Comment définir un légume ? À cette question, Éric Birlouez, ingénieur agronome et sociologue de l’agriculture et de l’alimentation, répond simplement : « Il n’y a pas de réelle définition du mot légume. Par exemple, si vous demandez à un cuisinier, un botaniste, un agronome ou à une personne dans la rue, ils n’auront pas la même définition. D’ailleurs, la représentation du légume a changé avec le temps. Au départ, il désignait les légumes secs. Et pour parler des salades, des radis, des carottes, on parlait de racines ou d’herbes. »
Aussi, Éric Birlouez soulève le fait que les légumes que l’on retrouve aujourd’hui sur les étals ne sont pas majoritairement originaires de France. Loin de là. « J’aime à dire que si on se contentait des légumes qui poussent à l’état spontané en France ou en Europe, on n'aurait pas grand-chose dans notre assiette, juste des betteraves, des blettes des choux, des carottes sauvages ou encore des panais. La plupart des légumes est arrivée avec le brassage de la population. Par exemple, le concombre vient du nord de l'Inde. Les aubergines sont probablement nées en Afrique orientale. Ou encore, l’ail et l'oignon viennent d’Asie Centrale. Sans oublier que la redécouverte du continent américain par Christophe Colomb va amener en Europe des pommes de terre, des tomates et des poivrons, entre autres. »

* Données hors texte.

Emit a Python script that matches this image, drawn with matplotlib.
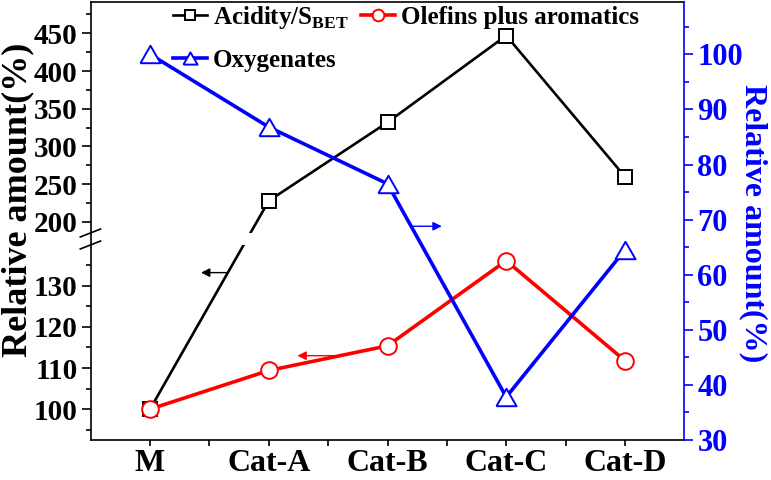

À savoir, l’image du légume a évolué au fil des années, souligne le sociologue : « Si on prend l'exemple d'il y a 2000 ans, au moment de la conquête de la Gaulle par les Romains, ces derniers ont ramené avec eux le goût des légumes et de leur culture. En revanche, pendant la période du Moyen Âge, les légumes sont méprisés par les nobles, les riches, les élites sociales parce que ceux qui mangent des légumes ce sont des pauvres qui les cultivent pour se nourrir. Et derrière, il y aussi la symbolique du fait que ça pousse dans la terre et c'est un élément de la création qui est dévalorisé à cette époque. Contrairement aux grands oiseaux comme les cygnes, les hérons, ceux qui volent, qui sont donc proches des Dieux, des saints, des Anges. En somme, le légume est une nourriture de paysan. »
Depuis qu'il est consommé, le légume aura connu amour et désaffection jusqu'à nos jours. D'ailleurs, celui qui est aussi auteur du livre "Petits et grandes histoires des légumes", remarque le retour des légumes anciens et oubliés, popularisés par les chefs.